◆ REQUIRED TASK
Below, find the line containing "Recreate this image" and the line containing "plt.rcParams['font.weight'] = 'bold'"; reproduce exactly those two and every line between them, omitting pictures.

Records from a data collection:
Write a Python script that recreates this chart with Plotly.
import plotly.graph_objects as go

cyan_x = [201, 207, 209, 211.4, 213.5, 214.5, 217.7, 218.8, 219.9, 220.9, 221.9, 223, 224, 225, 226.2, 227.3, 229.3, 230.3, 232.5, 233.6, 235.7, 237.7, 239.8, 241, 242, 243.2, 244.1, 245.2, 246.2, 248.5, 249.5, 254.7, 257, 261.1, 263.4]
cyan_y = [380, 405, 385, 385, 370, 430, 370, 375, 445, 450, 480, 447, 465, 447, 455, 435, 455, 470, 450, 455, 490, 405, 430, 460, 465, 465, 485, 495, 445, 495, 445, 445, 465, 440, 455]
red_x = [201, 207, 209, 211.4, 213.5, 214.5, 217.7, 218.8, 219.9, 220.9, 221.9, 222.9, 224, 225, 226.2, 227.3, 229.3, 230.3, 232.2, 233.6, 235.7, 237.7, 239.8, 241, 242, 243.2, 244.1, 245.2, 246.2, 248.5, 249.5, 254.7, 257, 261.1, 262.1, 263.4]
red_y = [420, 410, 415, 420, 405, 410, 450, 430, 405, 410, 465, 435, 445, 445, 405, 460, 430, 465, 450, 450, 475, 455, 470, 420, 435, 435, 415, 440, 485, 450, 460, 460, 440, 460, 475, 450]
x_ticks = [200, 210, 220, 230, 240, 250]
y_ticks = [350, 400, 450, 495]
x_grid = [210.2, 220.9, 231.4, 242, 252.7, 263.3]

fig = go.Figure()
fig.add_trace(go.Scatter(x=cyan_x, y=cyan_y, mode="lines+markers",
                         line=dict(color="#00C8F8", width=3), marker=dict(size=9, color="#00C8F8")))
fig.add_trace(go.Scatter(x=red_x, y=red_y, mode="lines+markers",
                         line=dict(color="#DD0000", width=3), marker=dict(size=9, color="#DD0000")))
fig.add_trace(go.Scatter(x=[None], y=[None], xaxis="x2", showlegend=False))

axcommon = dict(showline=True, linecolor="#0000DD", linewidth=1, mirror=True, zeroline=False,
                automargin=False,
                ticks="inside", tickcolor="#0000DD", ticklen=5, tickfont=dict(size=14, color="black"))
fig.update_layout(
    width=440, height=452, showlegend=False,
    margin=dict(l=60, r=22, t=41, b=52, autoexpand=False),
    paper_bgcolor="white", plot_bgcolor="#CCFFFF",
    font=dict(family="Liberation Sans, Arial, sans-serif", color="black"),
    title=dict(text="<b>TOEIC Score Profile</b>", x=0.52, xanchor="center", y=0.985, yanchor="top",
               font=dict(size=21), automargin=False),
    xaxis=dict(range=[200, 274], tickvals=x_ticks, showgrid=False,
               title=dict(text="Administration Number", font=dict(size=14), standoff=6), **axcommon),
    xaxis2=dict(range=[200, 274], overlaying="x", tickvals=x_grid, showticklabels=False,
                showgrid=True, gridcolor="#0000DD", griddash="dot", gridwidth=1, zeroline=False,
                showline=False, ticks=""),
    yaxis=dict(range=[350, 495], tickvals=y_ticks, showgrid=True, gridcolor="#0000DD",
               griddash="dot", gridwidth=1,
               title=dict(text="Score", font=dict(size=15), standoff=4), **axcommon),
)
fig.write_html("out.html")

---

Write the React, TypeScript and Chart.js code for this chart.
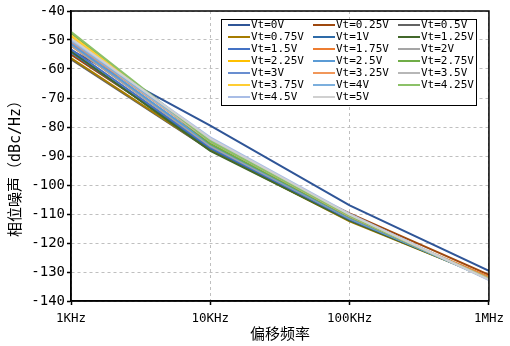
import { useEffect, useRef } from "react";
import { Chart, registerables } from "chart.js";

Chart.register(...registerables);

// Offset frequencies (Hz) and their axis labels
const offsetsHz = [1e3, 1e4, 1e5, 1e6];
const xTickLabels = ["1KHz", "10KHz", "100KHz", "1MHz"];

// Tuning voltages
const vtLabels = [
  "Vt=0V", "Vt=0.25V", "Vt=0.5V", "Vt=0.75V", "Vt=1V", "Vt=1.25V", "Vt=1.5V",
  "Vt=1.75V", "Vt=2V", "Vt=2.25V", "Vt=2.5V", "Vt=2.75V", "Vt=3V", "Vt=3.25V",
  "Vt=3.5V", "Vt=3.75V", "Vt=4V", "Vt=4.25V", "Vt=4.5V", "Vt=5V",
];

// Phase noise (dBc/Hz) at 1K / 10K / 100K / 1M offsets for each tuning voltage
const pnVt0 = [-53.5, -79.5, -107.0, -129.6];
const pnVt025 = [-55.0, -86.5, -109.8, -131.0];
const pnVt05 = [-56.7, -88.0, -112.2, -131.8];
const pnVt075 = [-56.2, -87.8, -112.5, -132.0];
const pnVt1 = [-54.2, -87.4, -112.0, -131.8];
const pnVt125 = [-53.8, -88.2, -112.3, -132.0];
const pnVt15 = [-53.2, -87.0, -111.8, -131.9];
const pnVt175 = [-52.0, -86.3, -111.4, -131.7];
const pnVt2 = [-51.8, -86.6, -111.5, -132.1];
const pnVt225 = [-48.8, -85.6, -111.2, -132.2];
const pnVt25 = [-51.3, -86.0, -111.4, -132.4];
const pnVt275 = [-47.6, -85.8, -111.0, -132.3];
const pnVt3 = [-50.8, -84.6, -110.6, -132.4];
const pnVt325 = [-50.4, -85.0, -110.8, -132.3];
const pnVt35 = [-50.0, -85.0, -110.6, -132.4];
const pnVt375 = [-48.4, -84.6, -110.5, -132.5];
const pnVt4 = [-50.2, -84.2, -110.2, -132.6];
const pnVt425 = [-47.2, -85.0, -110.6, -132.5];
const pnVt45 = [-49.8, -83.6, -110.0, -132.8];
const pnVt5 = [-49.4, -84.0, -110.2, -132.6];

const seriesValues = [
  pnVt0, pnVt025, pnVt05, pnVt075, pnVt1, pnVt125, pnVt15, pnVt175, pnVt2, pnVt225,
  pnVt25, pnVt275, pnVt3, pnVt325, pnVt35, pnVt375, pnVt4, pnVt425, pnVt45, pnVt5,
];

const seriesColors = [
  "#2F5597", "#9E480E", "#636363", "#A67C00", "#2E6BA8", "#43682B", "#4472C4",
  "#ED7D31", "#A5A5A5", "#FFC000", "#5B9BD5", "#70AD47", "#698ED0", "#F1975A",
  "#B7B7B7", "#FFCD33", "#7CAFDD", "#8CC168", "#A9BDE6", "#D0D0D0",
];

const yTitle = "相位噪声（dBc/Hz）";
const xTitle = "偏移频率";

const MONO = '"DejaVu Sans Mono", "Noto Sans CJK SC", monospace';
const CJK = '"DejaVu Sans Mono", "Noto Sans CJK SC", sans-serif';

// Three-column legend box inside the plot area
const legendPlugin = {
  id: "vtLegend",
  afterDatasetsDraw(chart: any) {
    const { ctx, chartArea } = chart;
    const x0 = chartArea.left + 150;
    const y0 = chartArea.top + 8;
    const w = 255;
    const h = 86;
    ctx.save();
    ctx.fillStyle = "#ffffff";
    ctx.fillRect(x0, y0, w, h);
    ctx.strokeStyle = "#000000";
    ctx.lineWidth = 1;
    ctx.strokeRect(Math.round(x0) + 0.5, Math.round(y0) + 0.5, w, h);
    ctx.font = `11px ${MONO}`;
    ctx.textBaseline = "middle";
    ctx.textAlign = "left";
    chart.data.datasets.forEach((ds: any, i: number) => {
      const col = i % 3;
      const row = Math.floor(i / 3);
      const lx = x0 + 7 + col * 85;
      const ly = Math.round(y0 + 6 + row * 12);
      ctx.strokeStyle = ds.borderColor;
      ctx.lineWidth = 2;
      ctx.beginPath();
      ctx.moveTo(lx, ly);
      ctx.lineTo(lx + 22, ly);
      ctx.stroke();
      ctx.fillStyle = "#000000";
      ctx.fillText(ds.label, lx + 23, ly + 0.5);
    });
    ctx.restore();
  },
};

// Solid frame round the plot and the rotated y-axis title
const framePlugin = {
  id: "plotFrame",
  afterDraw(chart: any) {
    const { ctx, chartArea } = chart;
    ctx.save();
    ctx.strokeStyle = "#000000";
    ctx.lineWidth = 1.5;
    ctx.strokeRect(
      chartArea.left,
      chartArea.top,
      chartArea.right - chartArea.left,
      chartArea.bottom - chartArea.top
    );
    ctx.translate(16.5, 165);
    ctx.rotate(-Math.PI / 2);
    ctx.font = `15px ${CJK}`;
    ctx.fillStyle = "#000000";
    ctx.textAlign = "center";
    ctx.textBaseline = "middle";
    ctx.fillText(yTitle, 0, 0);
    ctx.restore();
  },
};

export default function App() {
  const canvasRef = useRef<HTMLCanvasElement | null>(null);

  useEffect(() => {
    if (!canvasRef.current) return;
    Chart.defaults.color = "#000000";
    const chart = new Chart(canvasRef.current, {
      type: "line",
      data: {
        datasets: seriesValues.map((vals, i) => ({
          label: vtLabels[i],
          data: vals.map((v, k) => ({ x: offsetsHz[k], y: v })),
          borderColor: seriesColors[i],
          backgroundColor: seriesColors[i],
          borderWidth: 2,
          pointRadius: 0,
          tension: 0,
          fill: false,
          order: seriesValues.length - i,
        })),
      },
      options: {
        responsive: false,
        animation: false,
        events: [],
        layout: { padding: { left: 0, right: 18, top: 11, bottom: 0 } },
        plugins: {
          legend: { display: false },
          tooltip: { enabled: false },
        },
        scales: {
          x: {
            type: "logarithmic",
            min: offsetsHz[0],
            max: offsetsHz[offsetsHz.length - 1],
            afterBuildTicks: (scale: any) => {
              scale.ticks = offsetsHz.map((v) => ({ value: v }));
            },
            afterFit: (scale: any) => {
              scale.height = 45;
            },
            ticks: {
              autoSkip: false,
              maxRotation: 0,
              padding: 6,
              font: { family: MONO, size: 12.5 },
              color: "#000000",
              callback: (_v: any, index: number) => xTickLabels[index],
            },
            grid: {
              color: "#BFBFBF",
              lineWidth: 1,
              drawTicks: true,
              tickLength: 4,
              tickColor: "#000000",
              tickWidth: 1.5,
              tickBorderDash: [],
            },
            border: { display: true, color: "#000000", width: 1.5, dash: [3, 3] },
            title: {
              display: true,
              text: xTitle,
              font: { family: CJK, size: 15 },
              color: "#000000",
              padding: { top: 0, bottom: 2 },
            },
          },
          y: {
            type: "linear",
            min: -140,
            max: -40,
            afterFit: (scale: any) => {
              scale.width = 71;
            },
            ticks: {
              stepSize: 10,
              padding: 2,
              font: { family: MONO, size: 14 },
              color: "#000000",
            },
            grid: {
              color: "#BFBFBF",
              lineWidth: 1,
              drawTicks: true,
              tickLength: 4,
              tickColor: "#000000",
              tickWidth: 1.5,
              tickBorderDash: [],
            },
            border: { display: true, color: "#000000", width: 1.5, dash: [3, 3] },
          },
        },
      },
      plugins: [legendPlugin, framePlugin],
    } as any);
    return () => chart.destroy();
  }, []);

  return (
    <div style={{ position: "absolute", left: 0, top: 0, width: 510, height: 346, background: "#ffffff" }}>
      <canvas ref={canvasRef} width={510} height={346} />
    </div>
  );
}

* * *

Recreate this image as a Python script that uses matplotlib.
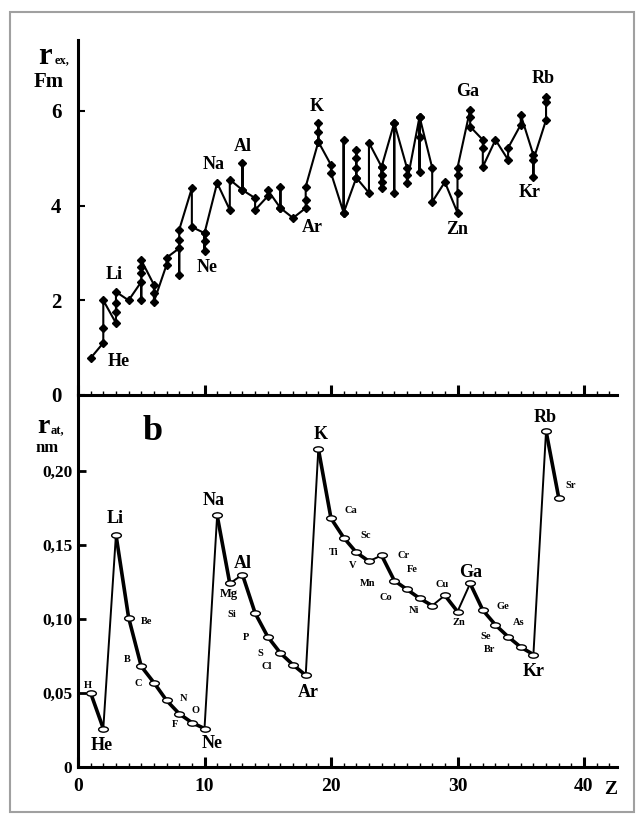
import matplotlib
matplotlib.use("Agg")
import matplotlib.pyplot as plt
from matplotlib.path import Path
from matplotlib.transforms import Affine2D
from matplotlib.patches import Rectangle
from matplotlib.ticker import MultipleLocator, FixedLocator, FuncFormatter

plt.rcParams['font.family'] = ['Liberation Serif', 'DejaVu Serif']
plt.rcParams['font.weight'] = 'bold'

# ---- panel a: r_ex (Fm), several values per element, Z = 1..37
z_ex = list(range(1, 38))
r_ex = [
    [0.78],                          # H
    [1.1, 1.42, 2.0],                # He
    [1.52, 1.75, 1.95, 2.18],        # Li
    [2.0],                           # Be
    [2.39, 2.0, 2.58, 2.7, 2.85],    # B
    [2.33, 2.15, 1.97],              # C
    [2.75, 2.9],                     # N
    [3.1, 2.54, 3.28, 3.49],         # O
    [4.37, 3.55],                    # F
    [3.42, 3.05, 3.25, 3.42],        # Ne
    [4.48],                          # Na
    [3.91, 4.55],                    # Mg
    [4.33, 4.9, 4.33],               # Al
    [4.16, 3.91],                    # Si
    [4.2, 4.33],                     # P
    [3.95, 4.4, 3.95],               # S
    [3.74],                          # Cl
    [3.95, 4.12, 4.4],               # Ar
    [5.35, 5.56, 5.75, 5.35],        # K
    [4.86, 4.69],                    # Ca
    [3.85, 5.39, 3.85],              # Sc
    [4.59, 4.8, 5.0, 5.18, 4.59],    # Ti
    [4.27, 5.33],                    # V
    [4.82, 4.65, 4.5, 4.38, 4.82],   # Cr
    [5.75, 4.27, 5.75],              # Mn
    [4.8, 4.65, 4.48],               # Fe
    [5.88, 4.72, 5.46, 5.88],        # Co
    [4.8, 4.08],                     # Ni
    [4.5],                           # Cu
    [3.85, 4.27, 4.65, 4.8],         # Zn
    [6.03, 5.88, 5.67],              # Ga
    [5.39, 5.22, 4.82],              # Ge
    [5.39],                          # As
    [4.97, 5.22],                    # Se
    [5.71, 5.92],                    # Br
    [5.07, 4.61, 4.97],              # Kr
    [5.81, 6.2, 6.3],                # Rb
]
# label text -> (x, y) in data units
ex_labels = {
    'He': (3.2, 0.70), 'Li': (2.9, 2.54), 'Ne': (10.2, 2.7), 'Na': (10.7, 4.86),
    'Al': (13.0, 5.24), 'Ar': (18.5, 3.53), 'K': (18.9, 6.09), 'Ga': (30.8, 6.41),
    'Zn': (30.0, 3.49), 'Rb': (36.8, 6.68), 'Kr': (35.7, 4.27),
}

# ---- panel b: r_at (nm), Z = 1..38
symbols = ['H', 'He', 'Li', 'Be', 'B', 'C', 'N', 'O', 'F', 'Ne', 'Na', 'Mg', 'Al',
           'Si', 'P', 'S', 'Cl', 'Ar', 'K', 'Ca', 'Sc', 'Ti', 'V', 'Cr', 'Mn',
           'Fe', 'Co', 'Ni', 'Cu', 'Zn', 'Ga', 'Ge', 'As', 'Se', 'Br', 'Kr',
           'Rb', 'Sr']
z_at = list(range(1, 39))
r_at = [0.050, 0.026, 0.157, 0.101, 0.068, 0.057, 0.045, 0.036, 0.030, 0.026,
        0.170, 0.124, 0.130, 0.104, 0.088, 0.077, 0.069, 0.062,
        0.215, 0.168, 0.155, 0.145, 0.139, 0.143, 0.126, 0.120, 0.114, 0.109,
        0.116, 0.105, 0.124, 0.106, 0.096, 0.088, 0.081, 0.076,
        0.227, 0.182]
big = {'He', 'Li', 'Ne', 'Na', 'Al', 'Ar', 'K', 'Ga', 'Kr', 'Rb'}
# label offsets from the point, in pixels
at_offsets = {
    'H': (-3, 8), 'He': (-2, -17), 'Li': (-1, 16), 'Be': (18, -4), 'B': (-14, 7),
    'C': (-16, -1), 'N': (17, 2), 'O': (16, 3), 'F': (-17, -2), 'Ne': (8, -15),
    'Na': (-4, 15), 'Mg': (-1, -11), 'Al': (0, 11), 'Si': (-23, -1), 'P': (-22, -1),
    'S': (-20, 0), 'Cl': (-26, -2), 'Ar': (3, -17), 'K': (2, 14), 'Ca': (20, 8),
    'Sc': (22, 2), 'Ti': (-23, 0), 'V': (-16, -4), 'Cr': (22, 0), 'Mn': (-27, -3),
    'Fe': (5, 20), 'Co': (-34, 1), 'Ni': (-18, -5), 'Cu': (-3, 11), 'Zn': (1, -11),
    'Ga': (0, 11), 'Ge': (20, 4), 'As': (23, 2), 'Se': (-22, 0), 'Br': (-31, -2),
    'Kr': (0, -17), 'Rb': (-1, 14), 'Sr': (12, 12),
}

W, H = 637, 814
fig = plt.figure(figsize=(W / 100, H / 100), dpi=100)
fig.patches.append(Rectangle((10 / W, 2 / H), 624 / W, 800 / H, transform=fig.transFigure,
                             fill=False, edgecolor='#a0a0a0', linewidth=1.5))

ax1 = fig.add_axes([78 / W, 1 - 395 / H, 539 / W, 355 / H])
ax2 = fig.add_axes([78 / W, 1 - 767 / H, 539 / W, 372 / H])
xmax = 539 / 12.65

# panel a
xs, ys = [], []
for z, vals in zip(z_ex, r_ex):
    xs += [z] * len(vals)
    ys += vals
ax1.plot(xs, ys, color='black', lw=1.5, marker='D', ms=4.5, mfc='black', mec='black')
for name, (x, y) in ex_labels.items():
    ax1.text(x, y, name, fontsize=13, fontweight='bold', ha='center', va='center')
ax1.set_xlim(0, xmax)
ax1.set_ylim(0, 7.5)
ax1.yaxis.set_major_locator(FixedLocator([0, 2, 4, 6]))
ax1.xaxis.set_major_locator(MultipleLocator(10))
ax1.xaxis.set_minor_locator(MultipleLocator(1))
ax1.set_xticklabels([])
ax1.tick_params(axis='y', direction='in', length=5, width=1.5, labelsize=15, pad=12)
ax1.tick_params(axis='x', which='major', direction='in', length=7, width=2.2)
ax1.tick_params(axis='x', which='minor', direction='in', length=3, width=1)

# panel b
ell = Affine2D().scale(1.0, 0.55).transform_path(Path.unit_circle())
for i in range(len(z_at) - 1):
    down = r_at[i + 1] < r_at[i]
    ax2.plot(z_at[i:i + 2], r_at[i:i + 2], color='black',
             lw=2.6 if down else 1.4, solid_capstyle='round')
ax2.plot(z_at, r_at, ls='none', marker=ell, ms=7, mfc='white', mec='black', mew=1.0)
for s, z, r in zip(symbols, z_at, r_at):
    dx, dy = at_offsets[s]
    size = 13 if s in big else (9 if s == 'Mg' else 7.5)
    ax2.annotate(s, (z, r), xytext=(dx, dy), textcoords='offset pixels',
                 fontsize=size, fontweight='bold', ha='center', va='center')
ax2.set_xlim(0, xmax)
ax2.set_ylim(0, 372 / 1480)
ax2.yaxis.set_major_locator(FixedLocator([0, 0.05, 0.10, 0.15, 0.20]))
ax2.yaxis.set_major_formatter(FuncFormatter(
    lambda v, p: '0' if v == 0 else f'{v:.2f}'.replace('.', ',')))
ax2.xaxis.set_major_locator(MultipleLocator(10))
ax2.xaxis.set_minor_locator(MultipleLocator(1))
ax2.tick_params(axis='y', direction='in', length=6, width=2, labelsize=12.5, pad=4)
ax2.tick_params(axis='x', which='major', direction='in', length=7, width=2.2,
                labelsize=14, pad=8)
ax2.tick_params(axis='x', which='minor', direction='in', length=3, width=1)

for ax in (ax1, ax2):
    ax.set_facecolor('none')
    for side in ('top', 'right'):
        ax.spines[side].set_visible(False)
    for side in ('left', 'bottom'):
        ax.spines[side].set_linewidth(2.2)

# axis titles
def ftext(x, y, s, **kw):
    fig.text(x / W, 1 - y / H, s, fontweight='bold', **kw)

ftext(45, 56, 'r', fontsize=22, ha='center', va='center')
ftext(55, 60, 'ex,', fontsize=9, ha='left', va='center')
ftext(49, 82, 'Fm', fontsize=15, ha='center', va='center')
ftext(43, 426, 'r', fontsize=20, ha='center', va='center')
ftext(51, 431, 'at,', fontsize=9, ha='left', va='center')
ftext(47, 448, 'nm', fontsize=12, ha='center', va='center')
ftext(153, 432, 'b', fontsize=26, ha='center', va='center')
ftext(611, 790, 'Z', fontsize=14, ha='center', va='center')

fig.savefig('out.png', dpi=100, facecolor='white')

◆ SOLVED PROBLEM
Recreate this image as a Python script that uses matplotlib.
import matplotlib
matplotlib.use("Agg")
import matplotlib.pyplot as plt
from matplotlib.path import Path
from matplotlib.transforms import Affine2D
from matplotlib.patches import Rectangle
from matplotlib.ticker import MultipleLocator, FixedLocator, FuncFormatter

plt.rcParams['font.family'] = ['Liberation Serif', 'DejaVu Serif']
plt.rcParams['font.weight'] = 'bold'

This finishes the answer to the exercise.